Thursday, June 09, 2005It's funny how things stick with us. How we hear of people or places or things at one point in our life and years later they become very important to us. When I was in high school, early on - like ninth or tenth grade - I began to discover this music scene full of artful, creative Christians making beautiful music that honors Christ without being overt and preachy. I heard about bands like Over the Rhine and the Innocence Mission and thought they were the apex of all that is good in the musical world, at least based upon the reviews and the comments I heard.
Now I'm twenty-three and living on my own, and the Innocence Mission is one of my favorite bands.
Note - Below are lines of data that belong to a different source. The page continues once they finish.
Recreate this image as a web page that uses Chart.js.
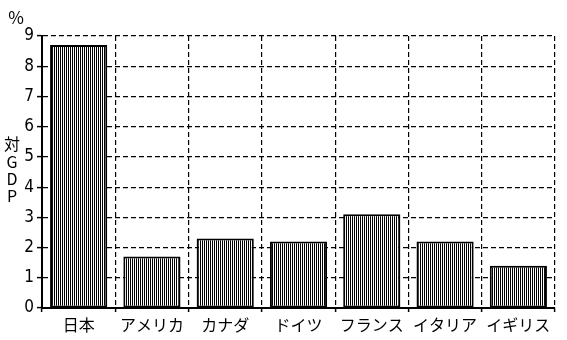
<!DOCTYPE html>
<html><head><meta charset="utf-8">
<script src="https://cdn.jsdelivr.net/npm/chart.js@4.4.0/dist/chart.umd.min.js"></script>
<style>html,body{margin:0;padding:0;background:#fff;}#wrap{width:567px;height:340px;}</style>
</head><body><div id="wrap"><canvas id="c" width="567" height="340"></canvas></div>
<script>
const categories = ['日本','アメリカ','カナダ','ドイツ','フランス','イタリア','イギリス'];
const values = [8.7, 1.7, 2.3, 2.2, 3.1, 2.2, 1.4];
const yTicks = [0,1,2,3,4,5,6,7,8,9];
const unitLabel = '%';
const axisTitleChars = ['対','G','D','P'];

const FONT = "'Noto Sans CJK JP', 'DejaVu Sans', sans-serif";
const NUMFONT = "'Liberation Sans Narrow', 'DejaVu Sans Condensed', sans-serif";

function stripePattern(){
  const p = document.createElement('canvas');
  p.width = 2; p.height = 1;
  const g = p.getContext('2d');
  g.fillStyle = '#fff'; g.fillRect(0,0,2,1);
  g.fillStyle = '#000'; g.fillRect(0,0,1,1);
  return document.getElementById('c').getContext('2d').createPattern(p,'repeat');
}

const textPlugin = {
  id:'textPlugin',
  afterDraw(chart){
    const ctx = chart.ctx;
    ctx.save();
    ctx.fillStyle = '#000';
    ctx.textAlign = 'center';
    ctx.textBaseline = 'middle';
    ctx.font = '17px ' + FONT;
    ctx.fillText(unitLabel, 16, 18);
    ctx.font = '16px ' + FONT;
    const ys = [144, 162, 179, 196];
    axisTitleChars.forEach((ch,i)=>ctx.fillText(ch, 12, ys[i]));
    ctx.restore();
  }
};

new Chart(document.getElementById('c'), {
  type:'bar',
  data:{labels:categories, datasets:[{
    data:values,
    backgroundColor: stripePattern(),
    borderColor:'#000',
    borderWidth:2,
    borderSkipped:false,
    barPercentage:0.78,
    categoryPercentage:1
  }]},
  options:{
    responsive:false, animation:false,
    devicePixelRatio:1,
    layout:{padding:{top:36,right:12,left:0,bottom:0}},
    plugins:{legend:{display:false},tooltip:{enabled:false}},
    scales:{
      x:{
        afterFit(s){ s.height = 32; },
        grid:{display:true, offset:true, color:'#000', lineWidth:1.2,
              drawTicks:true, tickLength:4, tickColor:'#000', tickBorderDash:[], tickWidth:1.5},
        border:{display:true, color:'#000', width:2, dash:[5,3]},
        ticks:{color:'#000', font:{family:FONT, size:16}, padding:3, maxRotation:0, autoSkip:false}
      },
      y:{
        min:0, max:9,
        afterFit(s){ s.width = 42; },
        afterBuildTicks(s){ s.ticks = yTicks.map(v=>({value:v})); },
        grid:{color:'#000', lineWidth:1.2,
              drawTicks:true, tickLength:5, tickColor:'#000', tickBorderDash:[], tickWidth:1.5},
        border:{display:true, color:'#000', width:2, dash:[5,3]},
        ticks:{color:'#000', font:{family:NUMFONT, size:17}, padding:3, stepSize:1}
      }
    }
  },
  plugins:[textPlugin]
});
</script></body></html>
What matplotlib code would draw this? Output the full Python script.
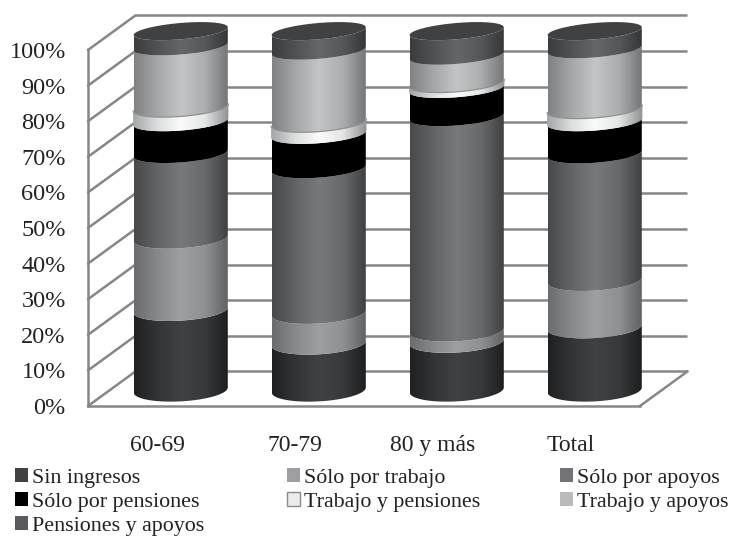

That doesn't necessarily mean anything except that I went close to five or six years without paying any attention to the band. Maybe it's the way things come full circle...the things that catch our eyes when we're young and (relatively) innocent are often the things that end meaning the most to us later in life.
When I wrote the other day about measuring life out with markers - football games, weddings, movies, whatever - I wasn't kidding. I wonder about that sort of thing often. What's worse is this: I'm washing my hair this morning and looking at the shampoo bottle and realizing that it's pretty full, but I wondered any way what life is going to be like in another month or two when I have to buy new shampoo. Is it possible, on some level, that my life will be largely the same? Will it markedly different in some happy or tragic sense? Or will I find myself in the middle of change and fluctuation?
Speaking of change and fluctuation, the fight for freedom is alive and well in Iran. Regime Change Iran and Enough! have more, with pictures of riots and revolts. I don't encourage wanton violence, but when people begin to resist an oppressive, totalitarian regime, I cheer. I hope soon the leaders of the Western nations - President Bush, John Howard, Tony Blair, et al. - find the courage to speak on behalf of the Iranians and Egyptians and Syrians longing to be free. I hope our leaders agree to begin tightening the noose around the Sudanese leadership in hopes of ending the suffering in Darfur. I hope the Christian leaders of the West - the Pope and Protestant leaders - will find a place to call for democracy and freedom. I often agree with evangelical leaders like James Dobson on things like the judicial system, but I wish once that he would speak out on behalf of those who cannot speak, as opposed to consistently being caught up in every Congressional turf battle.